>>>

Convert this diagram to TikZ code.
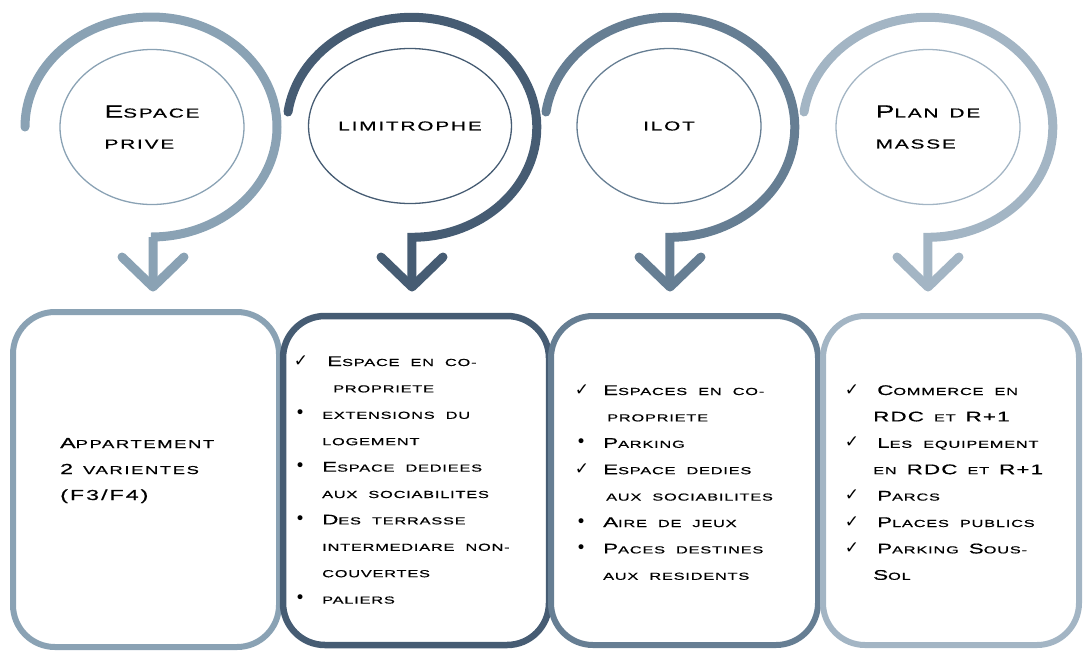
\documentclass[tikz,border=0pt]{standalone}
\usepackage{fontspec}
\usetikzlibrary{shapes.geometric}
\newfontfamily\eur[FakeStretch=1.6,LetterSpace=8,FakeBold=0.6]{Liberation Sans}
\newfontfamily\eurtop[FakeStretch=1.6,LetterSpace=14,FakeBold=0.6]{Liberation Sans}
\newfontfamily\symf{DejaVu Sans}
\definecolor{cA}{HTML}{8AA2B4}
\definecolor{cB}{HTML}{465C73}
\definecolor{cC}{HTML}{667E93}
\definecolor{cD}{HTML}{A3B5C4}
\newcommand\smsz{10}
\newskip\wsp
\wsp=11pt plus 2pt minus 1pt
\newcommand\sm[1]{{\fontsize{\smsz}{\smsz}\selectfont\spaceskip=\wsp\xspaceskip=\wsp\MakeUppercase{#1}}}
\newcommand\ck{\leavevmode\llap{{\symf\fontsize{17}{17}\selectfont ✓}\hspace{14pt}}}
\newcommand\bu{\leavevmode\llap{{\symf\fontsize{17}{17}\selectfont •}\hspace{17pt}}}
\tikzset{
  arcline/.style={line width=9pt, line join=miter, line cap=round},
  chev/.style={line width=9pt, line cap=round, line join=round},
  oval/.style={ellipse, draw, line width=1.3pt, minimum width=184pt, minimum height=155pt,
    inner sep=0pt, align=left, font={\eurtop\fontsize{17.5}{31}\selectfont\renewcommand\smsz{13}}},
  card/.style={draw, rounded corners=42pt, line width=6pt, inner sep=0pt},
  listtxt/.style={anchor=base west, inner sep=0pt, text width=240pt, align=left,
    font={\eur\fontsize{14}{26.4}\selectfont\renewcommand\smsz{10.2}}},
  bigtxt/.style={anchor=base west, inner sep=0pt, text width=200pt, align=left,
    font={\eurtop\fontsize{14.5}{26}\selectfont\renewcommand\smsz{11.5}}},
}
\newcommand\gap{\hspace{10pt}}
\begin{document}
\begin{tikzpicture}[x=1pt,y=1pt]
\useasboundingbox (0,0) rectangle (1083,-651);
% spiral arrows (drawn right to left so each start tucks under its left neighbour)
\foreach \i/\cx/\col in {4/928/cD, 3/670/cC, 2/412/cB} {
  \coordinate (tip\i) at (\cx,-287);
  \draw[arcline, draw=\col] (\cx-124,-112) arc[start angle=172, end angle=-90, x radius=125pt, y radius=110pt] -- (\cx,-285);
  \draw[chev, draw=\col] (\cx-31,-257) -- (tip\i) -- (\cx+31,-257);
}
\coordinate (tip1) at (153,-287);
\draw[arcline, draw=cA] (25,-127) arc[start angle=180, end angle=-90, x radius=126pt, y radius=110pt] -- (153,-237) -- (153,-285);
\draw[chev, draw=cA] (122,-257) -- (tip1) -- (184,-257);
% inner ellipses with labels
\node[oval, draw=cA] (e1) at (152,-127) {E\sm{space}\\\sm{prive}};
\node[oval, draw=cB] (e2) at (410,-126) {\sm{limitrophe}};
\node[oval, draw=cC] (e3) at (669,-126) {\sm{ilot}};
\node[oval, draw=cD] (e4) at (928,-127) {P\sm{lan de}\\\sm{masse}};
% boxes
\node[card, draw=cA, minimum width=266pt, minimum height=335pt] (b1) at (146,-479.5) {};
\node[card, draw=cB, line width=6.5pt, minimum width=266pt, minimum height=329pt] (b2) at (416,-480.5) {};
\node[card, draw=cC, minimum width=267pt, minimum height=329pt] (b3) at (684.5,-480.5) {};
\node[card, draw=cD, minimum width=256pt, minimum height=329pt] (b4) at (951,-480.5) {};
% box texts
\node[bigtxt] (t1) at (60,-448) {A\sm{ppartement}\\2\gap\sm{varientes}\\(F3/F4)};
\node[listtxt] (t2) at (322,-366) {\ck\hspace{5pt}E\sm{space en co-}\\
\hspace*{11pt}\sm{propriete}\\
\bu\sm{extensions du}\\
\sm{logement}\\
\bu E\sm{space dediees}\\
\sm{aux sociabilites}\\
\bu D\sm{es terrasse}\\
\sm{intermediare non-}\\
\sm{couvertes}\\
\bu\sm{paliers}};
\node[listtxt] (t3) at (603,-395) {\ck E\sm{spaces en co-}\\
\hspace*{4pt}\sm{propriete}\\
\bu P\sm{arking}\\
\ck E\sm{space dedies}\\
\hspace*{3pt}\sm{aux sociabilites}\\
\bu A\sm{ire de jeux}\\
\bu P\sm{aces destines}\\
\sm{aux residents}};
\node[listtxt] (t4) at (873,-395) {\ck\hspace{4pt}C\sm{ommerce en}\\
RDC\gap\sm{et}\gap R+1\\
\ck\hspace{4pt}L\sm{es equipement}\\
\sm{en}\gap RDC\gap\sm{et}\gap R+1\\
\ck\hspace{4pt}P\sm{arcs}\\
\ck\hspace{4pt}P\sm{laces publics}\\
\ck\hspace{4pt}P\sm{arking}\gap S\sm{ous-}\\
S\sm{ol}};
\end{tikzpicture}
\end{document}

<<<

Exercise objective:
Write the material out again exactly as it appears, dropping the pictures.

Reply:
Convert this diagram to TikZ code.
\documentclass[tikz,border=0pt]{standalone}
\usepackage{fontspec}
\usetikzlibrary{shapes.geometric}
\newfontfamily\eur[FakeStretch=1.6,LetterSpace=8,FakeBold=0.6]{Liberation Sans}
\newfontfamily\eurtop[FakeStretch=1.6,LetterSpace=14,FakeBold=0.6]{Liberation Sans}
\newfontfamily\symf{DejaVu Sans}
\definecolor{cA}{HTML}{8AA2B4}
\definecolor{cB}{HTML}{465C73}
\definecolor{cC}{HTML}{667E93}
\definecolor{cD}{HTML}{A3B5C4}
\newcommand\smsz{10}
\newskip\wsp
\wsp=11pt plus 2pt minus 1pt
\newcommand\sm[1]{{\fontsize{\smsz}{\smsz}\selectfont\spaceskip=\wsp\xspaceskip=\wsp\MakeUppercase{#1}}}
\newcommand\ck{\leavevmode\llap{{\symf\fontsize{17}{17}\selectfont ✓}\hspace{14pt}}}
\newcommand\bu{\leavevmode\llap{{\symf\fontsize{17}{17}\selectfont •}\hspace{17pt}}}
\tikzset{
  arcline/.style={line width=9pt, line join=miter, line cap=round},
  chev/.style={line width=9pt, line cap=round, line join=round},
  oval/.style={ellipse, draw, line width=1.3pt, minimum width=184pt, minimum height=155pt,
    inner sep=0pt, align=left, font={\eurtop\fontsize{17.5}{31}\selectfont\renewcommand\smsz{13}}},
  card/.style={draw, rounded corners=42pt, line width=6pt, inner sep=0pt},
  listtxt/.style={anchor=base west, inner sep=0pt, text width=240pt, align=left,
    font={\eur\fontsize{14}{26.4}\selectfont\renewcommand\smsz{10.2}}},
  bigtxt/.style={anchor=base west, inner sep=0pt, text width=200pt, align=left,
    font={\eurtop\fontsize{14.5}{26}\selectfont\renewcommand\smsz{11.5}}},
}
\newcommand\gap{\hspace{10pt}}
\begin{document}
\begin{tikzpicture}[x=1pt,y=1pt]
\useasboundingbox (0,0) rectangle (1083,-651);
% spiral arrows (drawn right to left so each start tucks under its left neighbour)
\foreach \i/\cx/\col in {4/928/cD, 3/670/cC, 2/412/cB} {
  \coordinate (tip\i) at (\cx,-287);
  \draw[arcline, draw=\col] (\cx-124,-112) arc[start angle=172, end angle=-90, x radius=125pt, y radius=110pt] -- (\cx,-285);
  \draw[chev, draw=\col] (\cx-31,-257) -- (tip\i) -- (\cx+31,-257);
}
\coordinate (tip1) at (153,-287);
\draw[arcline, draw=cA] (25,-127) arc[start angle=180, end angle=-90, x radius=126pt, y radius=110pt] -- (153,-237) -- (153,-285);
\draw[chev, draw=cA] (122,-257) -- (tip1) -- (184,-257);
% inner ellipses with labels
\node[oval, draw=cA] (e1) at (152,-127) {E\sm{space}\\\sm{prive}};
\node[oval, draw=cB] (e2) at (410,-126) {\sm{limitrophe}};
\node[oval, draw=cC] (e3) at (669,-126) {\sm{ilot}};
\node[oval, draw=cD] (e4) at (928,-127) {P\sm{lan de}\\\sm{masse}};
% boxes
\node[card, draw=cA, minimum width=266pt, minimum height=335pt] (b1) at (146,-479.5) {};
\node[card, draw=cB, line width=6.5pt, minimum width=266pt, minimum height=329pt] (b2) at (416,-480.5) {};
\node[card, draw=cC, minimum width=267pt, minimum height=329pt] (b3) at (684.5,-480.5) {};
\node[card, draw=cD, minimum width=256pt, minimum height=329pt] (b4) at (951,-480.5) {};
% box texts
\node[bigtxt] (t1) at (60,-448) {A\sm{ppartement}\\2\gap\sm{varientes}\\(F3/F4)};
\node[listtxt] (t2) at (322,-366) {\ck\hspace{5pt}E\sm{space en co-}\\
\hspace*{11pt}\sm{propriete}\\
\bu\sm{extensions du}\\
\sm{logement}\\
\bu E\sm{space dediees}\\
\sm{aux sociabilites}\\
\bu D\sm{es terrasse}\\
\sm{intermediare non-}\\
\sm{couvertes}\\
\bu\sm{paliers}};
\node[listtxt] (t3) at (603,-395) {\ck E\sm{spaces en co-}\\
\hspace*{4pt}\sm{propriete}\\
\bu P\sm{arking}\\
\ck E\sm{space dedies}\\
\hspace*{3pt}\sm{aux sociabilites}\\
\bu A\sm{ire de jeux}\\
\bu P\sm{aces destines}\\
\sm{aux residents}};
\node[listtxt] (t4) at (873,-395) {\ck\hspace{4pt}C\sm{ommerce en}\\
RDC\gap\sm{et}\gap R+1\\
\ck\hspace{4pt}L\sm{es equipement}\\
\sm{en}\gap RDC\gap\sm{et}\gap R+1\\
\ck\hspace{4pt}P\sm{arcs}\\
\ck\hspace{4pt}P\sm{laces publics}\\
\ck\hspace{4pt}P\sm{arking}\gap S\sm{ous-}\\
S\sm{ol}};
\end{tikzpicture}
\end{document}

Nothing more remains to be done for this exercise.